After the archaeological excavations the site, albeit a scheduled monument, was allowed to grow over with vegetation and was placed on the Historic England at risk register. The 2014 report showed that this important local heritage site had significant problems with scrub and tree growth. Invasive plants will in time breakdown and destroy archaeological sites through root penetration. Fortunately, the Newquay Old Cornwall Archaeological Group led by Sheila Harper began work on the site clearing the vegetation and has continued to maintain the integrity of the remains ever since. The Mawgan Porth Dark Age settlement has now been taken off the at-risk register. The Parish Council has been supportive with grants for equipment and NOCAG are liaising with Historic England and St Mawgan Council to erect interpretation boards for this important site. Hopefully greater awareness will encourage local St Mawgan people to help maintain this Dark Age village and anybody interested in supporting the preservation should contact Sheila at Newquay Old Cornwall Society.
Another historic piece of interest in this area are the fast vanishing remains of the St Column Canal, popularly and better known as the Edyvean Canal. Built by John Edyvean from 1773 it ran from Lusty Glaze, Newquay through to Trenance Point north of Mawgan Porth. Canal fever had gripped Britain during the latter half of the 18th century and with farmland in Cornwall poor, sea sand and seaweed was used to improve the soil. Edyvean’s canal was to have brought this, what was then termed manure, into and around the farmland of this area of Cornwall. Constructed along the 100 to 200-foot contour line this venture was sadly unsuccessful and was never fully completed or utilised although some parts were.

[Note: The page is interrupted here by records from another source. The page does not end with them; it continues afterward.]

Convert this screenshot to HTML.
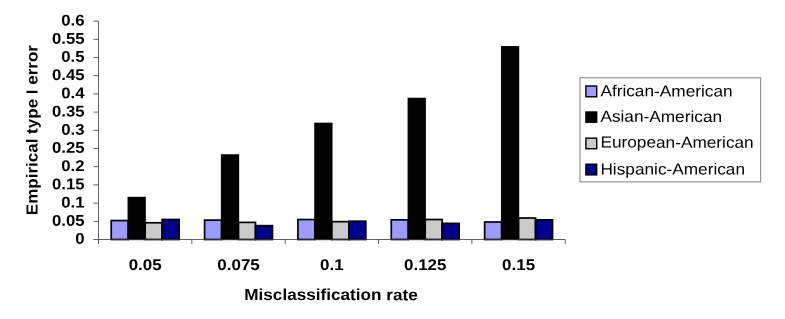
<!DOCTYPE html><html><head><meta charset="utf-8"><title>Chart</title><style>html,body{margin:0;padding:0;background:#fff}svg{display:block}text{font-family:"Liberation Sans",Arial,sans-serif;fill:#000}</style></head><body>
<svg width="785" height="319" viewBox="0 0 785 319">
<defs><filter id="soft" x="0" y="0" width="785" height="319" filterUnits="userSpaceOnUse"><feGaussianBlur stdDeviation="0.35"/></filter></defs>
<rect width="785" height="319" fill="#fff"/>
<g filter="url(#soft)">
<rect x="111.23" y="220.57" width="16.97" height="18.93" fill="#9c9cff" stroke="#000" stroke-width="1.7"/>
<rect x="128.20" y="197.46" width="16.97" height="42.04" fill="#000000" stroke="#000" stroke-width="1.3"/>
<rect x="145.18" y="222.76" width="16.97" height="16.74" fill="#cbcbcb" stroke="#000" stroke-width="1.7"/>
<rect x="162.15" y="219.48" width="16.97" height="20.02" fill="#00008e" stroke="#000" stroke-width="1.7"/>
<rect x="204.58" y="220.14" width="16.97" height="19.36" fill="#9c9cff" stroke="#000" stroke-width="1.7"/>
<rect x="221.55" y="154.91" width="16.97" height="84.59" fill="#000000" stroke="#000" stroke-width="1.3"/>
<rect x="238.52" y="222.39" width="16.97" height="17.11" fill="#cbcbcb" stroke="#000" stroke-width="1.7"/>
<rect x="255.50" y="225.67" width="16.97" height="13.83" fill="#00008e" stroke="#000" stroke-width="1.7"/>
<rect x="297.93" y="219.55" width="16.97" height="19.95" fill="#9c9cff" stroke="#000" stroke-width="1.7"/>
<rect x="314.90" y="123.31" width="16.97" height="116.19" fill="#000000" stroke="#000" stroke-width="1.3"/>
<rect x="331.88" y="221.66" width="16.97" height="17.84" fill="#cbcbcb" stroke="#000" stroke-width="1.7"/>
<rect x="348.85" y="221.23" width="16.97" height="18.27" fill="#00008e" stroke="#000" stroke-width="1.7"/>
<rect x="391.28" y="219.84" width="16.97" height="19.66" fill="#9c9cff" stroke="#000" stroke-width="1.7"/>
<rect x="408.25" y="98.41" width="16.97" height="141.09" fill="#000000" stroke="#000" stroke-width="1.3"/>
<rect x="425.22" y="219.52" width="16.97" height="19.98" fill="#cbcbcb" stroke="#000" stroke-width="1.7"/>
<rect x="442.20" y="223.41" width="16.97" height="16.09" fill="#00008e" stroke="#000" stroke-width="1.7"/>
<rect x="484.63" y="222.03" width="16.97" height="17.47" fill="#9c9cff" stroke="#000" stroke-width="1.7"/>
<rect x="501.60" y="46.73" width="16.97" height="192.77" fill="#000000" stroke="#000" stroke-width="1.3"/>
<rect x="518.58" y="218.02" width="16.97" height="21.48" fill="#cbcbcb" stroke="#000" stroke-width="1.7"/>
<rect x="535.55" y="219.84" width="16.97" height="19.66" fill="#00008e" stroke="#000" stroke-width="1.7"/>
<g stroke="#3a3a3a" stroke-width="0.8" fill="none">
<line x1="98.5" y1="21.10000000000005" x2="98.5" y2="244.0"/>
<line x1="93.5" y1="239.5" x2="565.25" y2="239.5"/>
<line x1="93.5" y1="221.30" x2="98.5" y2="221.30"/>
<line x1="93.5" y1="203.10" x2="98.5" y2="203.10"/>
<line x1="93.5" y1="184.90" x2="98.5" y2="184.90"/>
<line x1="93.5" y1="166.70" x2="98.5" y2="166.70"/>
<line x1="93.5" y1="148.50" x2="98.5" y2="148.50"/>
<line x1="93.5" y1="130.30" x2="98.5" y2="130.30"/>
<line x1="93.5" y1="112.10" x2="98.5" y2="112.10"/>
<line x1="93.5" y1="93.90" x2="98.5" y2="93.90"/>
<line x1="93.5" y1="75.70" x2="98.5" y2="75.70"/>
<line x1="93.5" y1="57.50" x2="98.5" y2="57.50"/>
<line x1="93.5" y1="39.30" x2="98.5" y2="39.30"/>
<line x1="93.5" y1="21.10" x2="98.5" y2="21.10"/>
<line x1="191.85" y1="239.5" x2="191.85" y2="244.0"/>
<line x1="285.20" y1="239.5" x2="285.20" y2="244.0"/>
<line x1="378.55" y1="239.5" x2="378.55" y2="244.0"/>
<line x1="471.90" y1="239.5" x2="471.90" y2="244.0"/>
<line x1="565.25" y1="239.5" x2="565.25" y2="244.0"/>
</g>
<text transform="translate(84.50,243.85) rotate(0.03) scale(1.08,1)" text-anchor="end" font-weight="bold" font-size="15.5">0</text>
<text transform="translate(84.50,225.65) rotate(0.03) scale(1.08,1)" text-anchor="end" font-weight="bold" font-size="15.5">0.05</text>
<text transform="translate(84.50,207.45) rotate(0.03) scale(1.08,1)" text-anchor="end" font-weight="bold" font-size="15.5">0.1</text>
<text transform="translate(84.50,189.25) rotate(0.03) scale(1.08,1)" text-anchor="end" font-weight="bold" font-size="15.5">0.15</text>
<text transform="translate(84.50,171.05) rotate(0.03) scale(1.08,1)" text-anchor="end" font-weight="bold" font-size="15.5">0.2</text>
<text transform="translate(84.50,152.85) rotate(0.03) scale(1.08,1)" text-anchor="end" font-weight="bold" font-size="15.5">0.25</text>
<text transform="translate(84.50,134.65) rotate(0.03) scale(1.08,1)" text-anchor="end" font-weight="bold" font-size="15.5">0.3</text>
<text transform="translate(84.50,116.45) rotate(0.03) scale(1.08,1)" text-anchor="end" font-weight="bold" font-size="15.5">0.35</text>
<text transform="translate(84.50,98.25) rotate(0.03) scale(1.08,1)" text-anchor="end" font-weight="bold" font-size="15.5">0.4</text>
<text transform="translate(84.50,80.05) rotate(0.03) scale(1.08,1)" text-anchor="end" font-weight="bold" font-size="15.5">0.45</text>
<text transform="translate(84.50,61.85) rotate(0.03) scale(1.08,1)" text-anchor="end" font-weight="bold" font-size="15.5">0.5</text>
<text transform="translate(84.50,43.65) rotate(0.03) scale(1.08,1)" text-anchor="end" font-weight="bold" font-size="15.5">0.55</text>
<text transform="translate(84.50,25.45) rotate(0.03) scale(1.08,1)" text-anchor="end" font-weight="bold" font-size="15.5">0.6</text>
<text transform="translate(145.18,270.00) rotate(0.03) scale(1.095,1)" text-anchor="middle" font-weight="bold" font-size="15.5">0.05</text>
<text transform="translate(238.52,270.00) rotate(0.03) scale(1.095,1)" text-anchor="middle" font-weight="bold" font-size="15.5">0.075</text>
<text transform="translate(331.88,270.00) rotate(0.03) scale(1.095,1)" text-anchor="middle" font-weight="bold" font-size="15.5">0.1</text>
<text transform="translate(425.22,270.00) rotate(0.03) scale(1.095,1)" text-anchor="middle" font-weight="bold" font-size="15.5">0.125</text>
<text transform="translate(518.57,270.00) rotate(0.03) scale(1.095,1)" text-anchor="middle" font-weight="bold" font-size="15.5">0.15</text>
<text transform="translate(331.00,300.10) rotate(0.03) scale(1.072,1)" text-anchor="middle" font-weight="bold" font-size="16.0">Misclassification rate</text>
<text transform="translate(37.50,130.10) rotate(-89.97) scale(1.064,1)" text-anchor="middle" font-weight="bold" font-size="16.0">Empirical type I error</text>
<rect x="580" y="77.8" width="180.7" height="104.1" fill="#fff" stroke="#808080" stroke-width="1"/>
<rect x="585.9" y="86.00" width="10.8" height="10.80" fill="#9c9cff" stroke="#000" stroke-width="1.4"/>
<text transform="translate(600.40,96.35) rotate(0.03) scale(1.078,1)" text-anchor="start" font-size="16">African-American</text>
<rect x="585.9" y="112.00" width="10.8" height="10.20" fill="#000000" stroke="#000" stroke-width="1.4"/>
<text transform="translate(600.40,121.85) rotate(0.03) scale(1.078,1)" text-anchor="start" font-size="16">Asian-American</text>
<rect x="585.9" y="138.15" width="10.8" height="10.60" fill="#cbcbcb" stroke="#000" stroke-width="1.4"/>
<text transform="translate(600.40,147.60) rotate(0.03) scale(1.078,1)" text-anchor="start" font-size="16">European-American</text>
<rect x="585.9" y="164.20" width="10.8" height="10.70" fill="#00008e" stroke="#000" stroke-width="1.4"/>
<text transform="translate(600.40,174.40) rotate(0.03) scale(1.078,1)" text-anchor="start" font-size="16">Hispanic-American</text>
</g></svg></body></html>
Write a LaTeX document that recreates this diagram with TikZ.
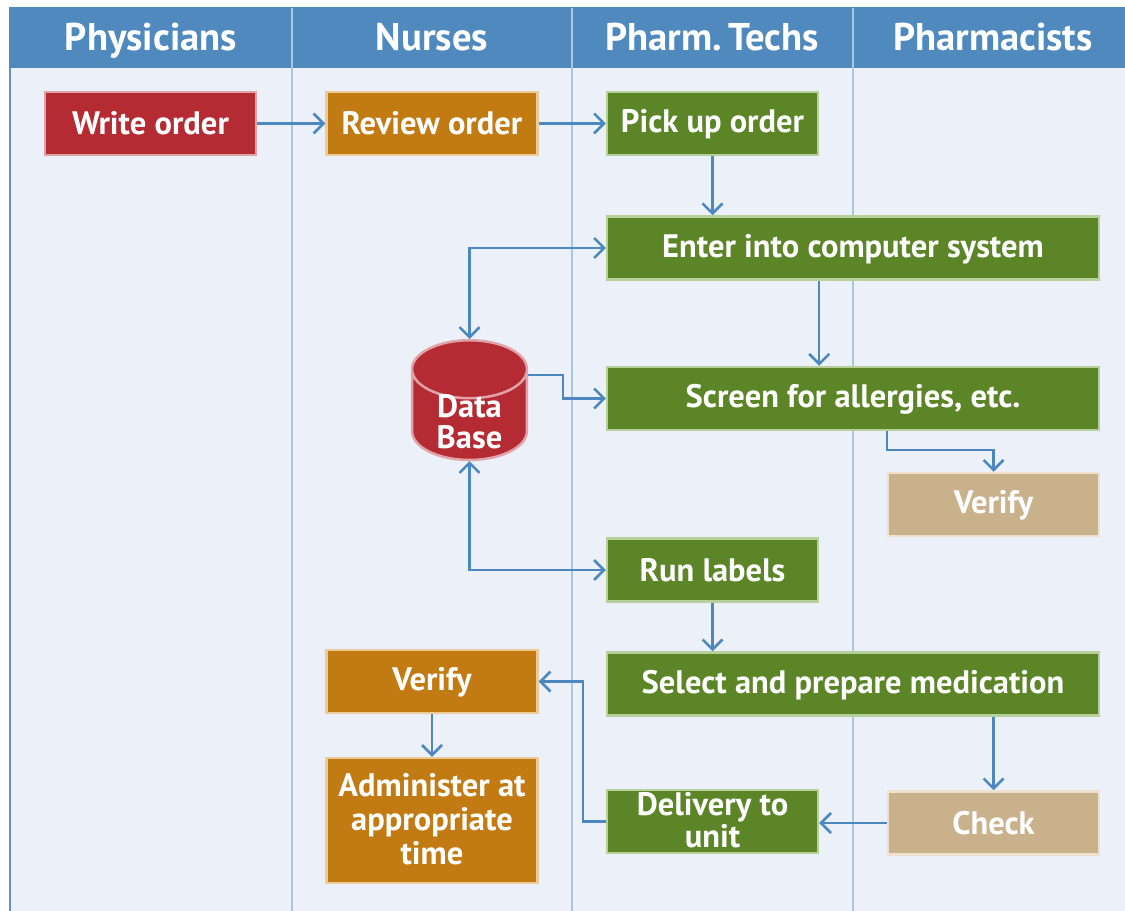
\documentclass[tikz,border=0pt]{standalone}
\usepackage{fontspec}
\setmainfont{PT Sans}
\usepackage{tikz}
\usetikzlibrary{shapes, arrows.meta}
\definecolor{headblue}{HTML}{4F89BE}
\definecolor{laneback}{HTML}{ECF1F9}
\definecolor{laneline}{HTML}{A9C6E3}
\definecolor{edgeblue}{HTML}{5E93C8}
\definecolor{arrowblue}{HTML}{4C87C0}
\definecolor{docred}{HTML}{B52B33}
\definecolor{docredline}{HTML}{E2A3A8}
\definecolor{nurseorange}{HTML}{C27A13}
\definecolor{nurseline}{HTML}{EDCB98}
\definecolor{techgreen}{HTML}{5B8527}
\definecolor{techline}{HTML}{B7CF9B}
\definecolor{pharmtan}{HTML}{C9B18B}
\definecolor{pharmline}{HTML}{EEE2CF}
\newcommand{\boxstrut}{\rule[-0.1em]{0pt}{0.88em}}
\tikzstyle{process} = [rectangle, minimum width=4.22cm, minimum height=1.26cm, inner ysep=0pt, text centered, align=center, line width=0.05cm, text=white, font=\bfseries\fontsize{18.5}{19.2}\selectfont, execute at begin node=\boxstrut, execute at end node=\boxstrut]
\tikzstyle{physician} = [process, fill=docred, draw=docredline]
\tikzstyle{nurse} = [process, fill=nurseorange, draw=nurseline]
\tikzstyle{tech} = [process, fill=techgreen, draw=techline]
\tikzstyle{pharm} = [process, fill=pharmtan, draw=pharmline]
\tikzstyle{wide} = [minimum width=9.84cm]
\tikzstyle{database} = [cylinder, shape border rotate=90, aspect=0.75, minimum width=2.3cm, minimum height=1.74cm, inner ysep=-2.8pt, align=center, line width=0.05cm, fill=docred, draw=docredline, text=white, font=\bfseries\fontsize{18.5}{17.4}\selectfont]
\tikzstyle{lanetitle} = [text=white, anchor=base, font=\bfseries\fontsize{22}{24}\selectfont]
\tikzstyle{arrow} = [line width=0.05cm, draw=arrowblue, -{Straight Barb[length=0.2cm, width=0.4cm]}]
\tikzstyle{twoway} = [arrow, {Straight Barb[length=0.2cm, width=0.4cm]}-{Straight Barb[length=0.2cm, width=0.4cm]}]

\begin{document}
\begin{tikzpicture}[x=0.02cm, y=-0.02cm]
\useasboundingbox (0,0) rectangle (1125,911);
\fill[laneback] (9,68) rectangle (1125,911);
\fill[headblue] (9,7) rectangle (1125,68);
\draw[edgeblue, line width=0.05cm] (10,68) -- (10,911);
\foreach \x in {292,572,853}
  \draw[laneline, line width=0.04cm] (\x,8) -- (\x,911);

\node (h1) [lanetitle] at (151,51) {Physicians};
\node (h2) [lanetitle] at (432,51) {Nurses};
\node (h3) [lanetitle] at (712,51) {Pharm.\,Techs};
\node (h4) [lanetitle] at (993,51) {Pharmacists};

\node (write) [physician] at (150.5,123.5) {Write order};
\node (review) [nurse] at (432,123.5) {Review order};
\node (pickup) [tech] at (712.5,123.5) {Pick up order};
\node (enter) [tech, wide] at (853,248) {Enter into computer system};
\node (screen) [tech, wide] at (853,398.5) {Screen for allergies, etc.};
\node (verify1) [pharm] at (993.5,504.5) {Verify};
\node (labels) [tech] at (712.5,570) {Run labels};
\node (select) [tech, wide] at (853,684) {Select and prepare medication};
\node (verify2) [nurse] at (432,681.5) {Verify};
\node (admin) [nurse, minimum height=2.5cm] at (432,820.5) {Administer at\\appropriate\\time};
\node (deliver) [tech, font=\bfseries\fontsize{18.5}{14.8}\selectfont] at (712.5,821.5) {Delivery to\\unit};
\node (check) [pharm] at (993.5,823) {Check};
\node (db) [database, anchor=north] at (469.5,339) {Data\\Base};
\coordinate (dbjog) at (563,375);

\draw [arrow] (write) -- (review);
\draw [arrow] (review) -- (pickup);
\draw [arrow] (pickup) -- (pickup |- enter.north);
\draw [twoway] (db.north) |- (enter.west);
\draw [arrow] (enter.south -| pickup.east) -- (screen.north -| pickup.east);
\draw [arrow] (db.east |- dbjog) -- (dbjog) |- (screen.west);
\draw [arrow] (screen.south -| verify1.west) -- ++(0,19) -| (verify1.north);
\draw [twoway] (db.south) |- (labels.west);
\draw [arrow] (labels) -- (labels |- select.north);
\draw [arrow] (select.south -| check) -- (check);
\draw [arrow] (check.west) -- (check.west -| deliver.east);
\draw [arrow] (deliver.west) -- ++(-23,0) |- (verify2.east);
\draw [arrow] (verify2) -- (admin);

\end{tikzpicture}
\end{document}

St Mawgan village based around the church and the close by Falcon Inn is certainly worth visiting, it has a park and the burbling small Menalhyl River running through it is lovely. This seemingly remains a local community despite the ravages of tourism further down the river at Mawgan Porth. The model giraffe, quite a quirky addition on the edge of the park adds something to this historic village. With so much more to write about a revisit to this parish is on the cards.